» **What you need to do**:
Locate all lines in the data below that hold "React" and show them.

» **Data block**:

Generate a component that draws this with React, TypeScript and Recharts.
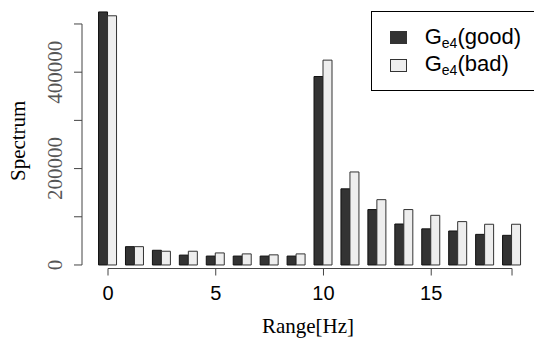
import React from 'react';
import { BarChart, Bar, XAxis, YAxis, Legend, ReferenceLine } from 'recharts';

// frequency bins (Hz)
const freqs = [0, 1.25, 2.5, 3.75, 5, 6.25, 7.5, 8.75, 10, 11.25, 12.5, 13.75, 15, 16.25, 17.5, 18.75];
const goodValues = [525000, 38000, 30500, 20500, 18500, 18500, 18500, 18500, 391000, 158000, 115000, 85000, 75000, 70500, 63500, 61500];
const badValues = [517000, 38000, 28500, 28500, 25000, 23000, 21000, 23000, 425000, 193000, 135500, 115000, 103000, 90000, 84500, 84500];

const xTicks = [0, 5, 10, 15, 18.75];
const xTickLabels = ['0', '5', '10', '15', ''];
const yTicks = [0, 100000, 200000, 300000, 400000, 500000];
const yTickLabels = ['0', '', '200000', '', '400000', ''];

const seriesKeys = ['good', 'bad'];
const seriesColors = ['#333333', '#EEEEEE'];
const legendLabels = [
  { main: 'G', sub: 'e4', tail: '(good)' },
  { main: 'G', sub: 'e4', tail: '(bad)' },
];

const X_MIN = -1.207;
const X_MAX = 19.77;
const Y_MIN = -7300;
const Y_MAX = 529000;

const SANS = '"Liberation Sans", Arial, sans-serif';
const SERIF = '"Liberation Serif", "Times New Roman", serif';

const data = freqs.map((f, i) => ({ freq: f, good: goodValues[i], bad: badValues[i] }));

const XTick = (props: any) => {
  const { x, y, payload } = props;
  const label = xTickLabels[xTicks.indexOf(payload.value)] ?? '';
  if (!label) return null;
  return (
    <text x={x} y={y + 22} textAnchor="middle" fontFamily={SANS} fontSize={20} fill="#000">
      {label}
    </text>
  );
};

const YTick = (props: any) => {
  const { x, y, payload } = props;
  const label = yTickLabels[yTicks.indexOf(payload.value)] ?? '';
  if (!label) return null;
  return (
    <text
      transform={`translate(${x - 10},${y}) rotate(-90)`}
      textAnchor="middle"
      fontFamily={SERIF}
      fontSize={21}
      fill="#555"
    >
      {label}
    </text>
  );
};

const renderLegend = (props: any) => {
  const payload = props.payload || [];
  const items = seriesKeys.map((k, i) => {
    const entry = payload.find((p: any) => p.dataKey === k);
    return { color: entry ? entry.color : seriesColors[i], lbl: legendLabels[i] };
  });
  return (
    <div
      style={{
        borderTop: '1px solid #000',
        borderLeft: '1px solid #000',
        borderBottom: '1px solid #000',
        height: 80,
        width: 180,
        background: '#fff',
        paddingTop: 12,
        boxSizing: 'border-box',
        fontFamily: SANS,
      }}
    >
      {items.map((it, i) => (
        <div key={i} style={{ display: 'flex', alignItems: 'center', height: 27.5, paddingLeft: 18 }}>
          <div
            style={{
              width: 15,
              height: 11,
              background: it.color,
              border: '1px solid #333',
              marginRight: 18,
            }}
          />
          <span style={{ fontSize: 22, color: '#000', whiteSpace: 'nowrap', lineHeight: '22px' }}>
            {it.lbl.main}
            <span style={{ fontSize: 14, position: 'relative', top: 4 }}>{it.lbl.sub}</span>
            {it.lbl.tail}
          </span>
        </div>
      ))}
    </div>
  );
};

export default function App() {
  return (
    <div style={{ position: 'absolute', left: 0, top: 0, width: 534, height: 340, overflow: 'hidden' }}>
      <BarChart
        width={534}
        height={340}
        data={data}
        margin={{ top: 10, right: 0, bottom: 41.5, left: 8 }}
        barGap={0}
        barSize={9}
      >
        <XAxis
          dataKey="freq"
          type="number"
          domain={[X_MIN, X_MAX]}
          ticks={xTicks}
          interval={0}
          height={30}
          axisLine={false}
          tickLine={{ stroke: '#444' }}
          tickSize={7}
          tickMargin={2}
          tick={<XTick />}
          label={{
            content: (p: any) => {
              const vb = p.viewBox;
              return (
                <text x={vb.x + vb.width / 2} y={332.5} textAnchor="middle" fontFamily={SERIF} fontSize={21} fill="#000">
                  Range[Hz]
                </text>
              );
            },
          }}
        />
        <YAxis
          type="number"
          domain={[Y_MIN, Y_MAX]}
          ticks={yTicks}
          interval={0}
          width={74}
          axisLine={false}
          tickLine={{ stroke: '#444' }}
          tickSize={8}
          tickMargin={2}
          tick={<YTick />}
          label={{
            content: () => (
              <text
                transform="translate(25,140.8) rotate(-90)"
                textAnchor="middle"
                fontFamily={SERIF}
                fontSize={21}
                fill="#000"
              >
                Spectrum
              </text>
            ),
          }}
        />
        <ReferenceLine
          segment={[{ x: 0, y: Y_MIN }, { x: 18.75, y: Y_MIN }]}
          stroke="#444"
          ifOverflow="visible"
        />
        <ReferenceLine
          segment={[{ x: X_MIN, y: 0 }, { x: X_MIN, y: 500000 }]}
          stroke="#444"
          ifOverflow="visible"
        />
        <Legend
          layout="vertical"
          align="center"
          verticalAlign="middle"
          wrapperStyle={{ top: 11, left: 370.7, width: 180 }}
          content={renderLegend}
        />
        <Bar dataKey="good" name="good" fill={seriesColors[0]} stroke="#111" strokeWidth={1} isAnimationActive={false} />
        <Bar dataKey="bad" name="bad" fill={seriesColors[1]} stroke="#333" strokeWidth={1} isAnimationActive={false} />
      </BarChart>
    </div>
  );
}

» **Result of this exercise**:
Generate a component that draws this with React, TypeScript and Recharts.
import React from 'react';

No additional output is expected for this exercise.